# What needs to be done
The material below holds pictures; leave them out and reproduce exactly the lines from the one with "Write a Python" through the one with "plt.rcParams['font.family'] = ['Liberation", inclusive.

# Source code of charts
______

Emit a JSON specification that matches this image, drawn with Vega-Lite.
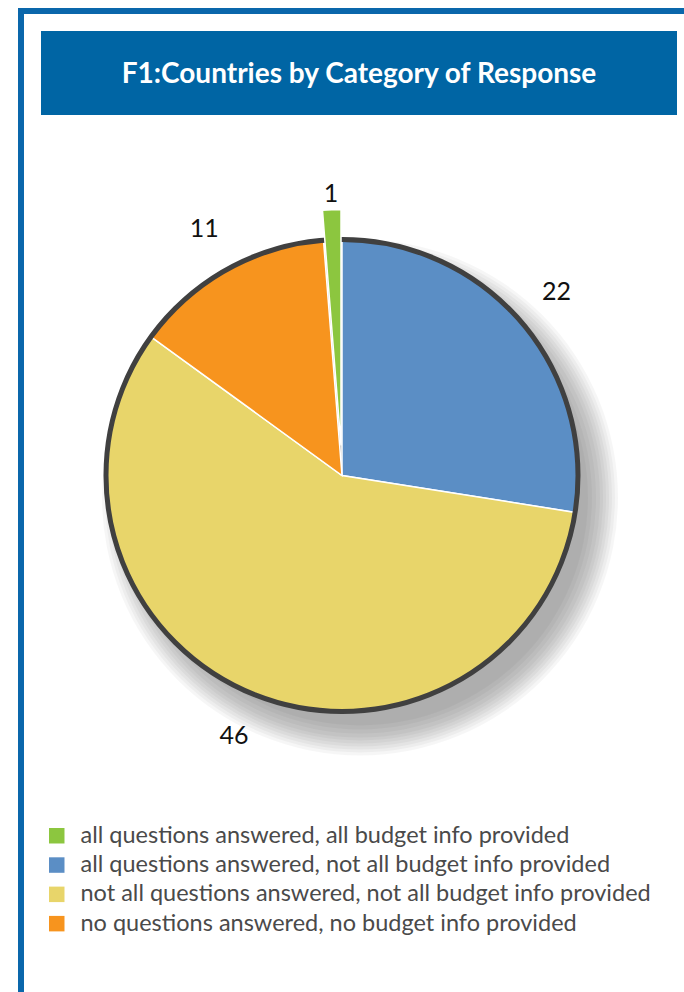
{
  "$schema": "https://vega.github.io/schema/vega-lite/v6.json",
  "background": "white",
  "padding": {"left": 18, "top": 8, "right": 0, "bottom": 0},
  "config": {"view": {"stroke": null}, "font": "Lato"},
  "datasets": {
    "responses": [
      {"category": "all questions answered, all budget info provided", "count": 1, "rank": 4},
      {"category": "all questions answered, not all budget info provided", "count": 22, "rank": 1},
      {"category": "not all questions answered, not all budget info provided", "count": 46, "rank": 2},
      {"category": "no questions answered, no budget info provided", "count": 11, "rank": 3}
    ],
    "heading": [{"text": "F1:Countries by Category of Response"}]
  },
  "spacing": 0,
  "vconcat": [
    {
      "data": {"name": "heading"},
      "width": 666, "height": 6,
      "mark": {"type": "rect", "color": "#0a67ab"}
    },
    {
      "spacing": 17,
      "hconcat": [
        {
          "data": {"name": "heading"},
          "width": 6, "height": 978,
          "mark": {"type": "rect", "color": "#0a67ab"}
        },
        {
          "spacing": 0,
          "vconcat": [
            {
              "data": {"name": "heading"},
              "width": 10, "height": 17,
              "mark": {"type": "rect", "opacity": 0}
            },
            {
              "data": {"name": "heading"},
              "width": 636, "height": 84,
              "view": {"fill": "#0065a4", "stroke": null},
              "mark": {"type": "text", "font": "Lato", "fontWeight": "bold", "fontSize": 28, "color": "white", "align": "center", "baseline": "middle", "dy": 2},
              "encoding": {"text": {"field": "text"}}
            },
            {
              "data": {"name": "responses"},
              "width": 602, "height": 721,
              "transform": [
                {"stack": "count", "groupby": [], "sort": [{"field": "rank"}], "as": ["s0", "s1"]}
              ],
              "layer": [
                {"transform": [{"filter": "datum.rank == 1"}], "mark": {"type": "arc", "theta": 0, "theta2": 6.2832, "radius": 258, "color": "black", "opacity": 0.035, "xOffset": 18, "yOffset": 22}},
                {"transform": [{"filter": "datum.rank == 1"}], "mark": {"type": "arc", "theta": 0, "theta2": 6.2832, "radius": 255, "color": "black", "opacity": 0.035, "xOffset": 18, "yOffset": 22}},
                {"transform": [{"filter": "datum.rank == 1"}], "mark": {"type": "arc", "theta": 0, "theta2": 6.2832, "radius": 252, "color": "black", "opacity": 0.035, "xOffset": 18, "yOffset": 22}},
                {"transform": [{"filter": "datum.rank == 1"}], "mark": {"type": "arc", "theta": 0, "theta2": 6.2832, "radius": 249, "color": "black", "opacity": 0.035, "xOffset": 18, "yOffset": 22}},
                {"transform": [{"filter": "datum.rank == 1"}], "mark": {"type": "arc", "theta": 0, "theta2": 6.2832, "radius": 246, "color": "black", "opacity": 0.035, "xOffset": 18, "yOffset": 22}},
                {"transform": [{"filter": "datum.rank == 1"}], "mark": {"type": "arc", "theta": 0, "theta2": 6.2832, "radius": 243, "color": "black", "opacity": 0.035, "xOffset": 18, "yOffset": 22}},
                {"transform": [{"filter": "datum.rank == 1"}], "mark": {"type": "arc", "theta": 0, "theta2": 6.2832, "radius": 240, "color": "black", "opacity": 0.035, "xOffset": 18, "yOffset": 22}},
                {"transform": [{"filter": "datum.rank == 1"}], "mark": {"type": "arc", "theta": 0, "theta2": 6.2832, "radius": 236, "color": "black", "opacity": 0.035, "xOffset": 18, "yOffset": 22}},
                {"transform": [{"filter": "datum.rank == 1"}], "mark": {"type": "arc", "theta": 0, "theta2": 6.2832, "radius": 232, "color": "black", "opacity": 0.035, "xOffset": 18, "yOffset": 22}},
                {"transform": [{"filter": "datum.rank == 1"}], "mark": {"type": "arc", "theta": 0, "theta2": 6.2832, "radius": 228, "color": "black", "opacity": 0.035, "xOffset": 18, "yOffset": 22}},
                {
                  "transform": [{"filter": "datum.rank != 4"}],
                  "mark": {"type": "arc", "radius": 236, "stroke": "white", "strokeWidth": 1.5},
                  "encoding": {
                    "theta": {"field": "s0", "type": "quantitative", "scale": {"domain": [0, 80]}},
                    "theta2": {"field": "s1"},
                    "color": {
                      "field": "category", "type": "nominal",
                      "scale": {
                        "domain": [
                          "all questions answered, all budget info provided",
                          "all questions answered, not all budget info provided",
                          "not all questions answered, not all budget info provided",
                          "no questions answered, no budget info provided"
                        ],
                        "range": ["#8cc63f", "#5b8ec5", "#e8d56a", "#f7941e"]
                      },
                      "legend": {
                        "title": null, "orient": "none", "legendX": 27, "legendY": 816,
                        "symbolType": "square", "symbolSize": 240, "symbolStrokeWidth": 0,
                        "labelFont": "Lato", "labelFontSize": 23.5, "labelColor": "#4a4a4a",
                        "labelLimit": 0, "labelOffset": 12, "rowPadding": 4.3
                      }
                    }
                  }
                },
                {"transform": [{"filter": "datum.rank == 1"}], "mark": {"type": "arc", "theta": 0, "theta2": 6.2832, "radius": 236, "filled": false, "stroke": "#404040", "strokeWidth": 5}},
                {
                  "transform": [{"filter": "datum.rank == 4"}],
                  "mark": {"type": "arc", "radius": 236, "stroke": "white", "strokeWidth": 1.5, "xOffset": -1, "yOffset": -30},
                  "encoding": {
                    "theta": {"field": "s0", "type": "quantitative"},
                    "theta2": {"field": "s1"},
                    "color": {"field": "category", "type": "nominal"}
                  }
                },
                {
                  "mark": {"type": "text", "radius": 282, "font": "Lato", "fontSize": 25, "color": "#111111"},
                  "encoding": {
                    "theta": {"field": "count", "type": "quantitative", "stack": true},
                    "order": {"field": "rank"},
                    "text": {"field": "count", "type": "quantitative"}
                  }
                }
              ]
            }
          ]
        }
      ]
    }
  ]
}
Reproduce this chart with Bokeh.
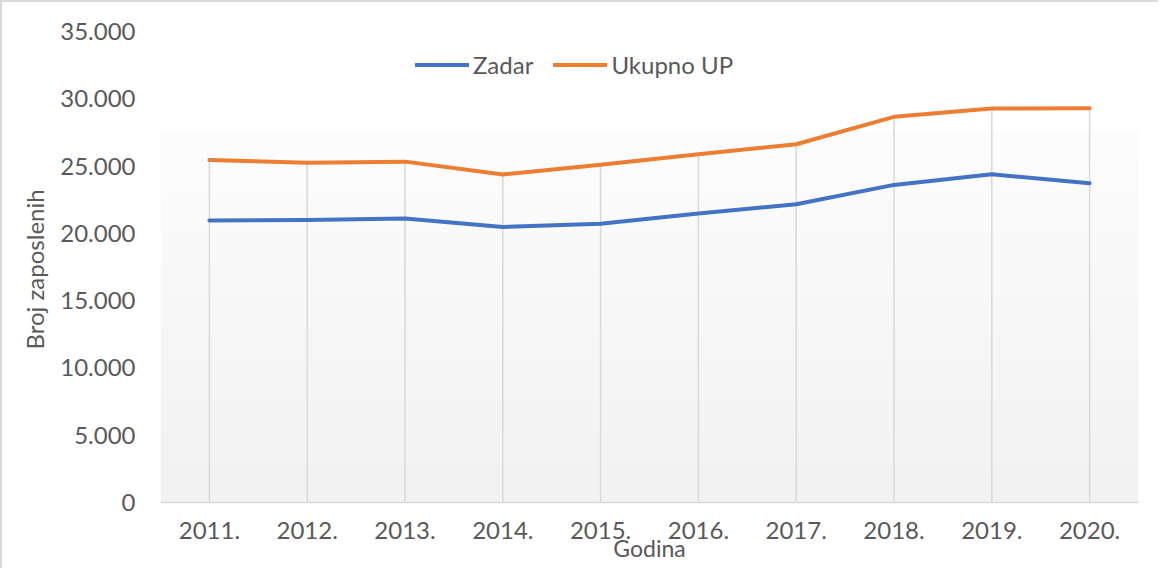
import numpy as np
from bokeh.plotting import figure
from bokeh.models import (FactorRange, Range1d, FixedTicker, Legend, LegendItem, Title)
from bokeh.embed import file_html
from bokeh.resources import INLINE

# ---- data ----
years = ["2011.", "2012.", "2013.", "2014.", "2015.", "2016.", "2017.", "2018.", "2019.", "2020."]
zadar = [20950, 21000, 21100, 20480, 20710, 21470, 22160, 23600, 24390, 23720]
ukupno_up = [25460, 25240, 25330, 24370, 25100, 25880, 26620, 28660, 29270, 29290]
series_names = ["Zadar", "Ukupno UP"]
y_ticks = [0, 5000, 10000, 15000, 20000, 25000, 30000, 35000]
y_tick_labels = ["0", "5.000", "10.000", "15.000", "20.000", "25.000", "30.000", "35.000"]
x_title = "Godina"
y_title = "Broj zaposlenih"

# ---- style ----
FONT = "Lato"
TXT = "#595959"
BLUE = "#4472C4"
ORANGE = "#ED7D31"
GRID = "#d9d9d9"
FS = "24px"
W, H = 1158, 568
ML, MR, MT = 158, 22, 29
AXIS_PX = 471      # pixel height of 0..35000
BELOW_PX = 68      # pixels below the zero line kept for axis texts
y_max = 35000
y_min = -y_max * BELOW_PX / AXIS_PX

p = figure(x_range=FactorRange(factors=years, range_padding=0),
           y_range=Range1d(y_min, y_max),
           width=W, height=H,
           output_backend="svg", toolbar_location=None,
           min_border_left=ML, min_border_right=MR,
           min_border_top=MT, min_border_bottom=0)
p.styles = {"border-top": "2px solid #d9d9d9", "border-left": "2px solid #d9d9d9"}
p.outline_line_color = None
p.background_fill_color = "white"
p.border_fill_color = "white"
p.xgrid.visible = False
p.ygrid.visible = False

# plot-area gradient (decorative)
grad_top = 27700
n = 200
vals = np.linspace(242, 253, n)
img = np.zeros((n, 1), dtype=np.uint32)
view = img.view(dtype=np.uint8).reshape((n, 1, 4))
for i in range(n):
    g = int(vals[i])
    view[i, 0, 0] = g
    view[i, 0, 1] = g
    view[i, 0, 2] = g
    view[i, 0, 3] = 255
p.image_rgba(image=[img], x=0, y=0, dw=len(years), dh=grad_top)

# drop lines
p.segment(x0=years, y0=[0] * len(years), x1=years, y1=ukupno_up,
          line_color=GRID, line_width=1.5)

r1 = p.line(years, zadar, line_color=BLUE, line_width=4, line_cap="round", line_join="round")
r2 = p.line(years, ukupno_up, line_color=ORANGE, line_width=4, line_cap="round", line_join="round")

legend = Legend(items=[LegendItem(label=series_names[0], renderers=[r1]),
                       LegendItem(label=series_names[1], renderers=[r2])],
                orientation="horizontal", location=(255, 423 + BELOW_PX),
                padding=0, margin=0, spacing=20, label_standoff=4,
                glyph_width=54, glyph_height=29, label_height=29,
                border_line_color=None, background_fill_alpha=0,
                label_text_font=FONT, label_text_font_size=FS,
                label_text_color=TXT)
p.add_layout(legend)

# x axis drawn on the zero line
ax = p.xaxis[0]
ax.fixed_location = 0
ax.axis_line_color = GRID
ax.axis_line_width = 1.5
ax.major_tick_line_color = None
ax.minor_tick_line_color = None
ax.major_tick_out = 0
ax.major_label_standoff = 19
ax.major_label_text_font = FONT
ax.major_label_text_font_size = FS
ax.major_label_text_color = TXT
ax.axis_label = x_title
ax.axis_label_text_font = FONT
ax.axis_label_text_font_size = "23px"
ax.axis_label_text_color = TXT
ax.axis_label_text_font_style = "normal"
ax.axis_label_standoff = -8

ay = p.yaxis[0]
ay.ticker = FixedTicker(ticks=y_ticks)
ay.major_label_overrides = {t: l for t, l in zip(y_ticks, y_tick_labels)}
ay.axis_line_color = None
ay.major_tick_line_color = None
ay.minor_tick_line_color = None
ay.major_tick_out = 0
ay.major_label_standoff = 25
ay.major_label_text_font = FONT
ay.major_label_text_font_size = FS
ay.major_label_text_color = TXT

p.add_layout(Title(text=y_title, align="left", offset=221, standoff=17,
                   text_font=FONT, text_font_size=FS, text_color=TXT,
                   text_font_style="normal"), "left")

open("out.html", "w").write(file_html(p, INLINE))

______

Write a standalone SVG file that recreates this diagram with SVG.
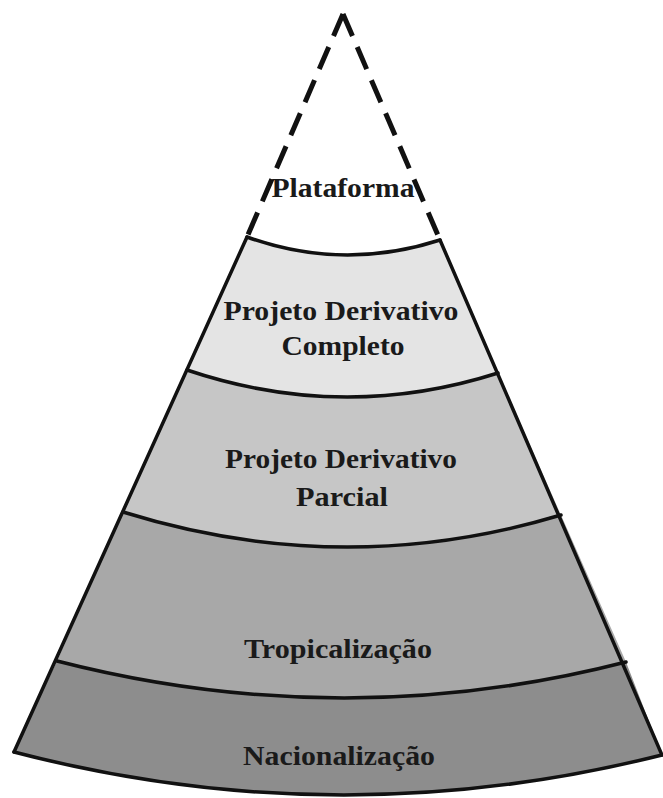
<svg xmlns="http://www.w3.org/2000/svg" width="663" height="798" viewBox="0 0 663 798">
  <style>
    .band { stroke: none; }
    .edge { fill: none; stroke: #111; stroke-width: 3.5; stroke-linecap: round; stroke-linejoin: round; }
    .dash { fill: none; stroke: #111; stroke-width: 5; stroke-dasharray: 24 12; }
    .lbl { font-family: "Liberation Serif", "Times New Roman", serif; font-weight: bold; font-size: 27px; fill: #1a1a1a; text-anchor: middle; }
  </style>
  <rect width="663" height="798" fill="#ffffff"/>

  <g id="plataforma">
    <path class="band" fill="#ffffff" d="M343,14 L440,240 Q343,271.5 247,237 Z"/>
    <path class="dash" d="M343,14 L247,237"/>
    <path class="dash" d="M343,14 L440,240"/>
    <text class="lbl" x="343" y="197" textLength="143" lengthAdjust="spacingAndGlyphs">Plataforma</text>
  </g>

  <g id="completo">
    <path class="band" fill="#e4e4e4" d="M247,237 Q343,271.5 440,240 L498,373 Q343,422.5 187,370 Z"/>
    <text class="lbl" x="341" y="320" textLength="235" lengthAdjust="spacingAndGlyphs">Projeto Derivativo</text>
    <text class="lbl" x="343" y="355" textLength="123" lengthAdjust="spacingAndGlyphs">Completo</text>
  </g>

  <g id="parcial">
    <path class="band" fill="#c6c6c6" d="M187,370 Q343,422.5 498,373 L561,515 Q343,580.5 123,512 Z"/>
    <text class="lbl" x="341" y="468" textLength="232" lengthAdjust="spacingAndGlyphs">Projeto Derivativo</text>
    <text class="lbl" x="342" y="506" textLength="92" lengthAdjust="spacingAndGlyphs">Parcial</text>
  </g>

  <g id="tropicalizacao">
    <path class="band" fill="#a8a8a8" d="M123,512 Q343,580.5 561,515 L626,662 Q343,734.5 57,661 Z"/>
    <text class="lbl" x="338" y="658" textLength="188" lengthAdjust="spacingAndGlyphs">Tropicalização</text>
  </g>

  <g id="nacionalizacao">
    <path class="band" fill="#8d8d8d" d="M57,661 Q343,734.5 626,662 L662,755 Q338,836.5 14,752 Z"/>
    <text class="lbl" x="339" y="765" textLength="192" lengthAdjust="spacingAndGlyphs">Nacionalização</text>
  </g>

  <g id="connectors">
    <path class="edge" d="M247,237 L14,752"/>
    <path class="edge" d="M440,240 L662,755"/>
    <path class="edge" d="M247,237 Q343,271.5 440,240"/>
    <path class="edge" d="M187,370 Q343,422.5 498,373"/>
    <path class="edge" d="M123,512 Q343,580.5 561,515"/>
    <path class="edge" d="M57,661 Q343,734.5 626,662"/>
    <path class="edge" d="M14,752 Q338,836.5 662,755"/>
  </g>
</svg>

______

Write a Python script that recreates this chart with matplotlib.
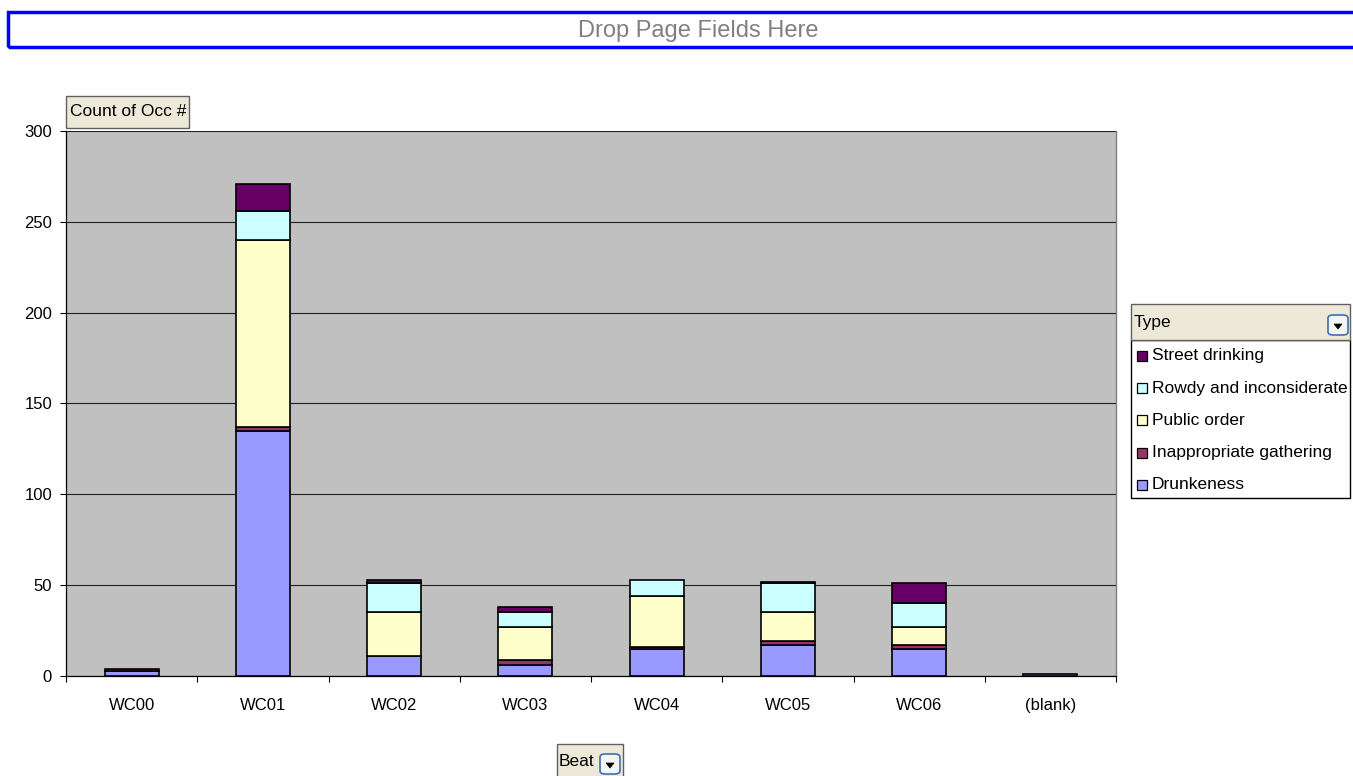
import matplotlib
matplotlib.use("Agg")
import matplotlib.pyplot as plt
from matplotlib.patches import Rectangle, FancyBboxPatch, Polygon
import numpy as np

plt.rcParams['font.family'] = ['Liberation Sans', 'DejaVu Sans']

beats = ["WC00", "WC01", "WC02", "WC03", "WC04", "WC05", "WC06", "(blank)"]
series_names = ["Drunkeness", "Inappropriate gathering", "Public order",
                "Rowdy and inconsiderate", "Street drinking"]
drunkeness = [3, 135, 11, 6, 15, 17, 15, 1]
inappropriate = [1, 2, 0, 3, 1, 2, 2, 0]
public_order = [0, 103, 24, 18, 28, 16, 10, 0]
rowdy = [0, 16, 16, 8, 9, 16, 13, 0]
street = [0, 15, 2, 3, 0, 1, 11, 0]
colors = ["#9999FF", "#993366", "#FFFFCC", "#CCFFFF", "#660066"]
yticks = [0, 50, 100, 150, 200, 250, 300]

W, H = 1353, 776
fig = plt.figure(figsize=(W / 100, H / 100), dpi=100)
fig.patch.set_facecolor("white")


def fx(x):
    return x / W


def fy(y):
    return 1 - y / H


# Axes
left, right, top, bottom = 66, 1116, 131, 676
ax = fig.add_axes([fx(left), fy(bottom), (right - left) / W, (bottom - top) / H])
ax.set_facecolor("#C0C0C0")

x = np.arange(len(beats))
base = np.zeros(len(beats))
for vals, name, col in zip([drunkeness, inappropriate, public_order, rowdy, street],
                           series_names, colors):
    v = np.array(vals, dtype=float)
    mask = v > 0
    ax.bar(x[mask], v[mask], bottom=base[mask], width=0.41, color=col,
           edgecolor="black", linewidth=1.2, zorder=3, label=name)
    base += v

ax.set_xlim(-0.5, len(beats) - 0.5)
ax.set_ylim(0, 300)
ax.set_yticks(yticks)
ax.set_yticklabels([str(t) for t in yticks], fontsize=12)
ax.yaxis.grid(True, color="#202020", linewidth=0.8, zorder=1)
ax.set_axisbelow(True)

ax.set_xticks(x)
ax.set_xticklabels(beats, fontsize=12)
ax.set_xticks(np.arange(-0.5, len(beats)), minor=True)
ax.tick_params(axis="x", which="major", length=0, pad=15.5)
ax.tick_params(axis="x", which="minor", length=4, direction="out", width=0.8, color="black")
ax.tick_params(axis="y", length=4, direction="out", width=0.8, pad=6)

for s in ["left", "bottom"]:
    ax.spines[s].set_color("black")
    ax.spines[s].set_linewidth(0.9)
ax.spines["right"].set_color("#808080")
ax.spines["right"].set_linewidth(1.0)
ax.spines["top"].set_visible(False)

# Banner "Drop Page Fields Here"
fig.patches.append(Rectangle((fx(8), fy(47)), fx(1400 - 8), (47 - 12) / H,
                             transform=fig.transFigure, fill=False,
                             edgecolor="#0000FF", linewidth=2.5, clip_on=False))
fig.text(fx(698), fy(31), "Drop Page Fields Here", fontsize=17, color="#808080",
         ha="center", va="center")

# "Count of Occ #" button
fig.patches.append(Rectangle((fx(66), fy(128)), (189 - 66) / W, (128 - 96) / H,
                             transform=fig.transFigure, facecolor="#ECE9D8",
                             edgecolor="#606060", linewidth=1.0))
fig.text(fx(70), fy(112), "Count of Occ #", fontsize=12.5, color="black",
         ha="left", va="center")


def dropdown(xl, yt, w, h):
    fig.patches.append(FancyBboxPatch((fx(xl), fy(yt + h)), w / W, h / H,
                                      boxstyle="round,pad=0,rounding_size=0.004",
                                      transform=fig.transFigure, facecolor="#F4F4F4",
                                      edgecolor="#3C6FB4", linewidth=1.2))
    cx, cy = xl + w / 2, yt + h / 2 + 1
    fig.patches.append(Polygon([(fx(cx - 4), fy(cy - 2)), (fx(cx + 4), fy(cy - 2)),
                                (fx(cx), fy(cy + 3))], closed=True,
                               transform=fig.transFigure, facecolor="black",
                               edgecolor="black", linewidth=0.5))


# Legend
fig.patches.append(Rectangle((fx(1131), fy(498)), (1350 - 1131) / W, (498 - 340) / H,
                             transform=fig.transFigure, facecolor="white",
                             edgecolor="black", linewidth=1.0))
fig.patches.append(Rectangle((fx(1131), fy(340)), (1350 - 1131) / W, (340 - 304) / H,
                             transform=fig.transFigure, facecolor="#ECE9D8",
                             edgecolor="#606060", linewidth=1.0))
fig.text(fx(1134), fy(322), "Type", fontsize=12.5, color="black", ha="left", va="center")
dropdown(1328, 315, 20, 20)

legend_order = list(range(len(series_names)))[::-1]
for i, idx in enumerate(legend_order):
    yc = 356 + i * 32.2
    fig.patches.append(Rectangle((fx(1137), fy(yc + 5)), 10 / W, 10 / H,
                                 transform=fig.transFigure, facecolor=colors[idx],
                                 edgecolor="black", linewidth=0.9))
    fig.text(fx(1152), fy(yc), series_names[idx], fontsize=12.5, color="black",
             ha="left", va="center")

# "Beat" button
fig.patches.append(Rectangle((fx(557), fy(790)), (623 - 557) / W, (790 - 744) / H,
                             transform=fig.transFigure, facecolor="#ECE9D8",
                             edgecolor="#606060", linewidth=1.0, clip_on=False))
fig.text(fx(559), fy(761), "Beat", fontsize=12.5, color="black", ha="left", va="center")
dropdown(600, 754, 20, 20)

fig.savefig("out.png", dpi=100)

______

# Result for this task
Write a Python script that recreates this chart with matplotlib.
import matplotlib
matplotlib.use("Agg")
import matplotlib.pyplot as plt
from matplotlib.patches import Rectangle, FancyBboxPatch, Polygon
import numpy as np

plt.rcParams['font.family'] = ['Liberation Sans', 'DejaVu Sans']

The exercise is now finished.